Closed sharkinsspatial closed 5 years ago
@sharkinsspatial, thanks for the progress. I'm just getting one odd problem.
I'm testing with 1 million tile indices. The upload yarn sqs-push
script runs without issue and says it uploaded all 1 million tiles. However, I see that a small and consistent number of messages are missing if I look at the SQS page in AWS console. Repeating the upload a couple times, I only ever see 996,500 available messages.
I didn't deploy the entire CFN pipeline -- I just made an SQS queue and tested out this specific functionality. I'm also not experienced with the finer controls on SQS queues. You might want to check to see if the queue config is off and would've led to that error. I the queue on AWS (under the name chip-n-scale-test
) if you want to have a look. I can also send you the text file of tile indices if you want to use it.
@wronk I added a commit which should fix this situation. This was a bug on my part, the writeable stream was correctly exerting backpressure but I was failing to capture the streamed records the first time the PROMISE_THRESHOLD
was exceeded. I also added some better error recording around sendMessageBatch
as it will always resolve with a 200
even if individual messages fail to insert, these individual message failures should be logged now if there is ever a message failure.

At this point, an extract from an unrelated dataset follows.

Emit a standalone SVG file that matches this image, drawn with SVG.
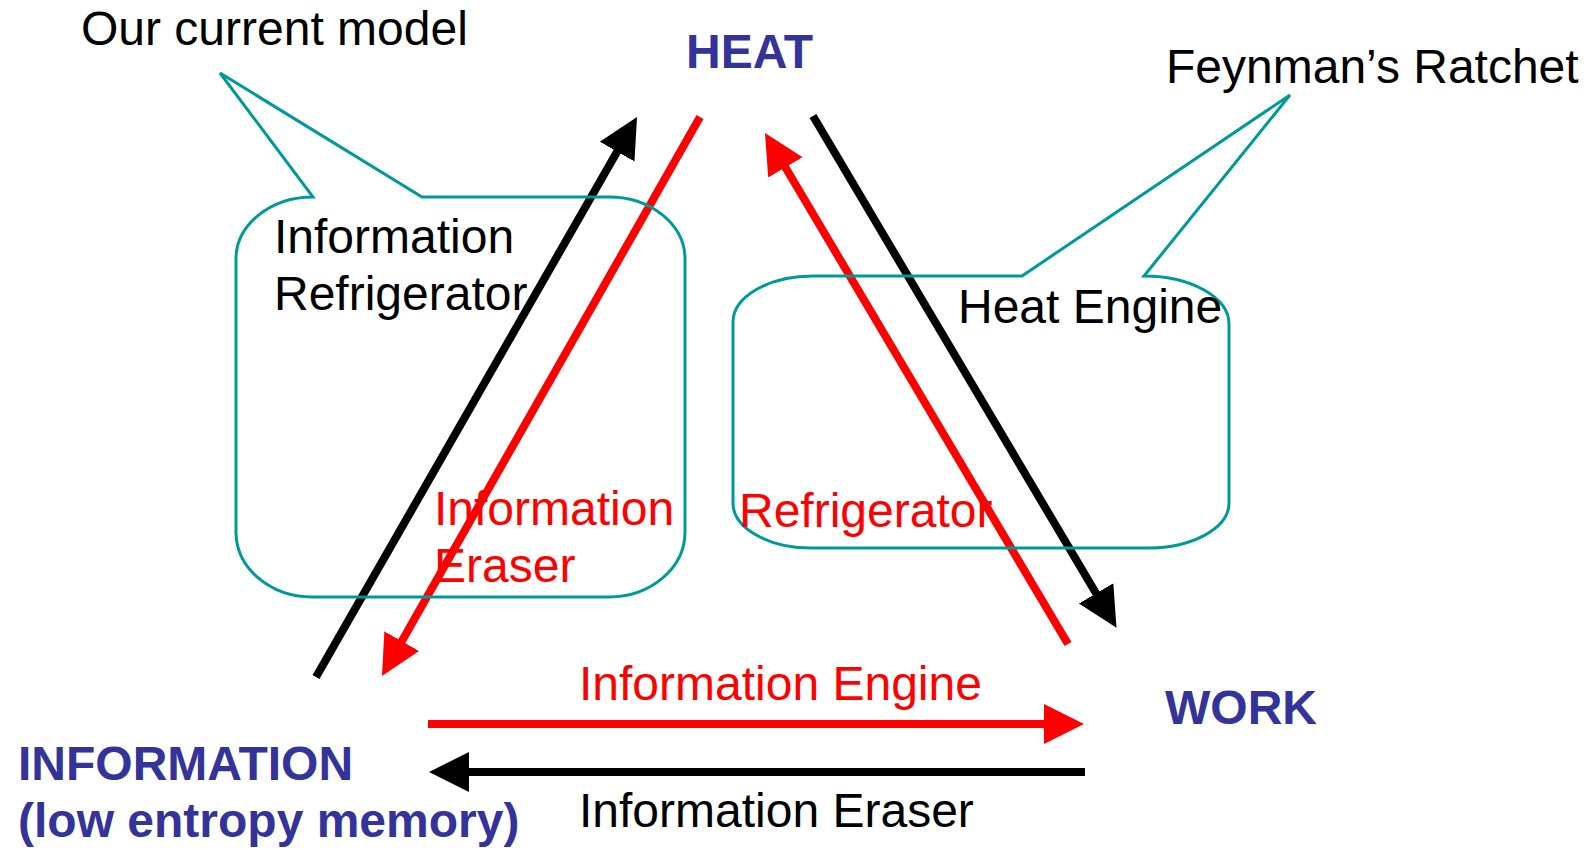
<svg xmlns="http://www.w3.org/2000/svg" width="1590" height="850" viewBox="0 0 1590 850">
  <style>
    text { font-family: "Liberation Sans", Arial, sans-serif; font-size: 48px; }
    .node { font-weight: bold; fill: #333399; }
    .lbl { fill: #000000; }
    .lbl-red { fill: #FF0000; }
    .callout { fill: none; stroke: #009999; stroke-width: 3; stroke-linejoin: miter; }
    .arr-k { stroke: #000000; stroke-width: 8; fill: none; }
    .arr-r { stroke: #FF0000; stroke-width: 8; fill: none; }
  </style>
  <defs>
    <marker id="head-k" markerUnits="userSpaceOnUse" markerWidth="42" markerHeight="42" viewBox="0 -21 42 42" refX="10" refY="0" orient="auto">
      <path d="M0,-20 L40,0 L0,20 z" fill="#000000"/>
    </marker>
    <marker id="head-r" markerUnits="userSpaceOnUse" markerWidth="42" markerHeight="42" viewBox="0 -21 42 42" refX="10" refY="0" orient="auto">
      <path d="M0,-20 L40,0 L0,20 z" fill="#FF0000"/>
    </marker>
  </defs>

  <rect x="0" y="0" width="1590" height="850" fill="#FFFFFF"/>

  <!-- connectors between HEAT, WORK and INFORMATION -->
  <g id="connectors">
    <!-- INFORMATION -> HEAT (information refrigerator) -->
    <line class="arr-k" x1="316" y1="677" x2="622.1" y2="143.0" marker-end="url(#head-k)"/>
    <!-- HEAT -> INFORMATION (information eraser) -->
    <line class="arr-r" x1="700" y1="117" x2="396.8" y2="649.9" marker-end="url(#head-r)"/>
    <!-- WORK -> HEAT (refrigerator) -->
    <line class="arr-r" x1="1068" y1="644" x2="780.3" y2="158.8" marker-end="url(#head-r)"/>
    <!-- HEAT -> WORK (heat engine) -->
    <line class="arr-k" x1="813" y1="116" x2="1101.2" y2="602.0" marker-end="url(#head-k)"/>
    <!-- INFORMATION -> WORK (information engine) -->
    <line class="arr-r" x1="428" y1="724" x2="1054" y2="724" marker-end="url(#head-r)"/>
    <!-- WORK -> INFORMATION (information eraser) -->
    <line class="arr-k" x1="1085" y1="772" x2="459" y2="772" marker-end="url(#head-k)"/>
  </g>

  <!-- callout: our current model -->
  <g id="callout-model">
    <path class="callout" d="M220,73 L422,197 L609,197 A76,62 0 0 1 685,259 L685,532 A76,65 0 0 1 609,597 L312,597 A76,65 0 0 1 236,532 L236,259 A77,62 0 0 1 313,197 Z"/>
    <text class="lbl" x="81" y="45">Our current model</text>
  </g>

  <!-- callout: Feynman's ratchet -->
  <g id="callout-ratchet">
    <path class="callout" d="M1290,95 L1022,276 L813,276 A80,46 0 0 0 733,322 L733,503 A78,45 0 0 0 811,548 L1148,548 A81,45 0 0 0 1229,503 L1229,324 A85,48 0 0 0 1144,276 Z"/>
    <text class="lbl" x="1166" y="83">Feynman’s Ratchet</text>
  </g>

  <!-- process labels -->
  <g id="labels">
    <text class="lbl" x="274" y="253">Information</text>
    <text class="lbl" x="274" y="310">Refrigerator</text>
    <text class="lbl" x="958" y="323">Heat Engine</text>
    <text class="lbl-red" x="434" y="525">Information</text>
    <text class="lbl-red" x="434" y="582">Eraser</text>
    <text class="lbl-red" x="739" y="527">Refrigerator</text>
    <text class="lbl-red" x="579" y="700">Information Engine</text>
    <text class="lbl" x="579" y="827">Information Eraser</text>
  </g>

  <!-- reservoirs -->
  <g id="node-heat">
    <text class="node" x="686" y="68">HEAT</text>
  </g>
  <g id="node-work">
    <text class="node" x="1165" y="724">WORK</text>
  </g>
  <g id="node-information">
    <text class="node" x="18" y="780">INFORMATION</text>
    <text class="node" x="18" y="837">(low entropy memory)</text>
  </g>
</svg>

@sharkinsspatial, LGTM, confirmed that I can upload and see all the messages in the queue
@wronk If possible can you run a test on this branch to verify that this handles the memory growth issue you were experiencing. You can use the
PROMISE_THRESHOLD
to specify the maximum number of inflight SQS messages (you'll have to balance the number of parallel messages with the memory and IO restrictions here to find the optimal number. The default is 500).